An Air Transat A321neoLR at Montréal Pierre Elliott Trudeau Airport. Photo: Capt. Bradley Small (Air Transat)
For the Air Transat pilots’ Master Executive Council (MEC), the focus of 2021 was ensuring that the pilot group survived the pandemic. In 2022, the focus shifted to reintroducing the pilots onto the flight deck and working with management to ensure the airline’s long-term viability. With the Canadian aviation industry ramping back up and Air Transat’s increased loads, it was clear that the airline would need to rehire all of the remaining pilots who were laid off.
In the spring, management met with MEC leaders to discuss transitioning from being a strictly vacation carrier to a scheduled-service airline, outline its strategic plan, and introduce Marc-Philippe Lumpé, its new COO, who’d be leading the change. Lumpé was replacing Jean-François Lemay, who’d helmed Air Transat since 2013.
One of Lumpé’s priorities was securing the support of the pilot group. He met with MEC leaders on multiple occasions to establish a new plan for engaging with the MEC moving forward and to build rapport with the pilots who work under a contract ratified in 2015. He also wanted to address the MEC’s concerns regarding the exorbitant cost of long-term disability insurance premiums the pilots were paying.
Air Transat reached a new deal with the MEC in June to extend the pilot group’s collective agreement for an additional 33 months. Hourly pay rates for all pilots were increased by 3 percent effective May 1. And on May 1, 2023, pay rates will rise by another 3 percent. In the final year of the contract, rates will increase by an additional 2.5 percent effective May 1, 2024, for a total increase, including the compounding of rates, to 8.7 percent by the third year.
In July, through the Canadian government’s COVID-19 Economic Response Plan, Air Transat received $100 million in loans from the Large Employer Emergency Financing Facility to assist the airline in its continued recovery from the effects of the pandemic.

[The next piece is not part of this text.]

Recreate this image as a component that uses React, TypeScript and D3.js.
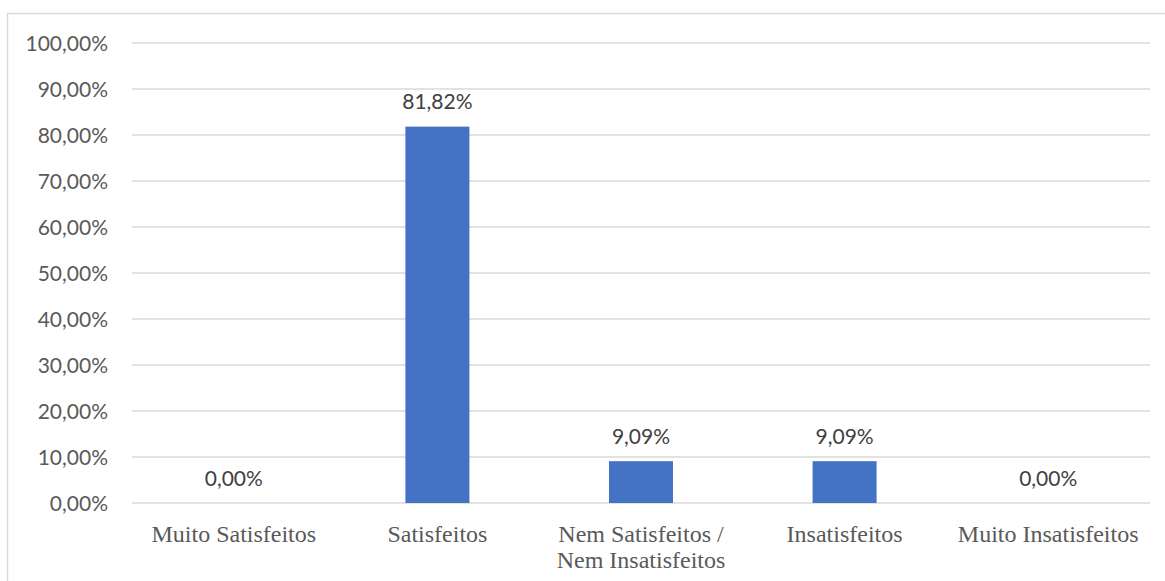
import React from "react";
import * as d3 from "d3";

const categories: string[][] = [
  ["Muito Satisfeitos"],
  ["Satisfeitos"],
  ["Nem Satisfeitos /", "Nem Insatisfeitos"],
  ["Insatisfeitos"],
  ["Muito Insatisfeitos"],
];
const values: number[] = [0, 81.82, 9.09, 9.09, 0];
const yTicks: number[] = [0, 10, 20, 30, 40, 50, 60, 70, 80, 90, 100];

const W = 1165;
const H = 581;
const plot = { left: 132, right: 1150, top: 43, bottom: 503 };
const barWidth = 64;

const fmt = (v: number) => v.toFixed(2).replace(".", ",") + "%";

export default function App() {
  const x = d3
    .scaleBand<number>()
    .domain(d3.range(categories.length))
    .range([plot.left, plot.right]);
  const y = d3.scaleLinear().domain([0, 100]).range([plot.bottom, plot.top]);

  const sans = "Lato, 'Open Sans', sans-serif";
  const serif = "'Liberation Serif', 'DejaVu Serif', serif";
  const textColor = "#595959";

  return (
    <svg
      width={W}
      height={H}
      style={{ position: "absolute", left: 0, top: 0, background: "#fff" }}
    >
      <rect x={7.5} y={13.5} width={W + 20} height={H + 20} fill="#fff" stroke="#d9d9d9" strokeWidth={1.5} />
      {yTicks.map((t) => (
        <g key={t}>
          <line
            x1={plot.left}
            x2={plot.right}
            y1={y(t)}
            y2={y(t)}
            stroke="#d9d9d9"
            strokeWidth={1.5}
          />
          <text
            x={108}
            y={y(t) + 7.7}
            textAnchor="end"
            fontFamily={sans}
            fontSize={21}
            fill={textColor}
          >
            {fmt(t)}
          </text>
        </g>
      ))}
      {values.map((v, i) => {
        const cx = (x(i) as number) + x.bandwidth() / 2;
        return (
          <g key={i}>
            {v > 0 && (
              <rect
                x={cx - barWidth / 2}
                y={y(v)}
                width={barWidth}
                height={y(0) - y(v)}
                fill="#4472c4"
              />
            )}
            <text
              x={cx}
              y={y(v) - 17.3}
              textAnchor="middle"
              fontFamily={sans}
              fontSize={21}
              fill="#404040"
            >
              {fmt(v)}
            </text>
            {categories[i].map((line, j) => (
              <text
                key={j}
                x={cx}
                y={542 + j * 26}
                textAnchor="middle"
                fontFamily={serif}
                fontSize={24}
                fill={textColor}
              >
                {line}
              </text>
            ))}
          </g>
        );
      })}
    </svg>
  );
}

The funds helped ensure that operations could continue, despite the company’s capital operating challenges.
New MEC officers were elected in August to serve two-year terms. Capt. Bradley Small was elected chair, Capt. Philippe Chartrand vice chair, and F/O Antoine Brebant secretary-treasurer.
The Canadian government dropped all remaining COVID restrictions regarding travel to and within Canada on September 30. “With these restrictions removed, we’re optimistic that travel will continue to increase and return to prepandemic levels,” said Small.
On October 1, Air Transat launched its new branding campaign “Travel Moves Us,” which builds on the airline’s more than 35 years of experience primarily in southern vacation packages and transatlantic flights as it transitions to becoming a scheduled-service carrier.
“The company is currently hiring additional pilots and is on track to hire enough pilots over the next two years to compensate for resignations and the increased number of aircraft in the fleet,” Small remarked. In the fall, Air Transat began hiring 10 pilots per month and expects to increase that number to 20 pilots per month beginning in 2023.
“With the new management restructuring and additional financing, Air Transat’s short- and long-term viability is looking brighter,” observed Small. “Heading into 2023, the MEC’s top priorities will be negotiating new letters of understanding to address quality of life, compensation, and other issues important to the pilot group.”